Regardless of what is right for many individual men, then, on the whole society needs both Elphabas and Glindas. A society run entirely by people like Glinda could hardly avoid deteriorating into the most oppressive and cutthroat madhouse, with everyone of power or wealth stepping on each other and using whatever they have in the name of ambition. A society run entirely by Elphabas, however, would be impossible to sustain. Moral zealotry is self-intensifying and easily becomes blind to reality, and without continual pushback from “practical” people, it may at last consume everything, even itself, in a totalitarian campaign of purification. If a society is to remain functional at any level, it will need both kinds of people working together or, barring that, frustrating each other, so that out of the two sets of virtues and vices, the possibility remains for the good on each side to contribute something to better whole while the worst of each side mitigates the other.
Realizing this gives each side reason for pause before judging the other too harshly. If we recognize that we need each other, and that whatever side we incline to has its own characteristic weaknesses and errors, we may humble ourselves. Out of such humility, we may find it easier to be quick to listen, slow to speak, and slow to wrath. Those in the Wizard’s court may learn not to begrudge those who seek greater and swifter reforms, knowing their zeal is fuel without which perhaps no change will come even slowly. Those campaigning for a new order on their broomsticks may learn to appreciate the slow and complicated labor of those seeking to make changes happen by the existing means piece by piece.

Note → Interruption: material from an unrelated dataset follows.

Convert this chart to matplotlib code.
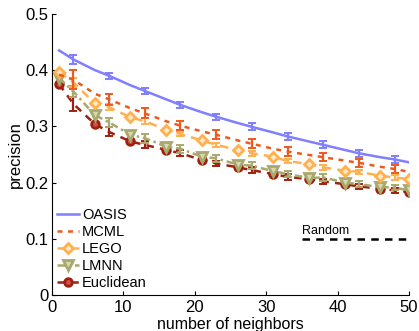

Elijah and Obadiah may learn that they need each other.
“Each other” is perhaps the key term here, for it is not simply the common existence of Elphaba and Glinda which liberated Oz. If they had remained enemies all their lives, no good would have come of it. Their separate projects may well each have burned out and been forgotten. What gave their opposite labors potency in tandem was precisely their friendship. Glinda proposes that Elphaba was brought into her life because she would help her most to grow, and Elphaba likewise admits that so much of her came from what she learned from Glinda. The communion of soul, that sharing of heart and mind, which constitutes friendship was the essential ingredient for whatever good either of them made for themselves. We may find that in our own context, faced by all manner of disagreement and confusion about the way forward, with different options such as that of Benedict, Boniface, Bombadil, and still others, what will truly empower us to move forward will be friendships knitting together the particular persons in each camp, that we might accomplish together, even while playing separate and contradictory roles, something more than any of us might ever manage if we all followed the same playbook. Perhaps friendship will save the world.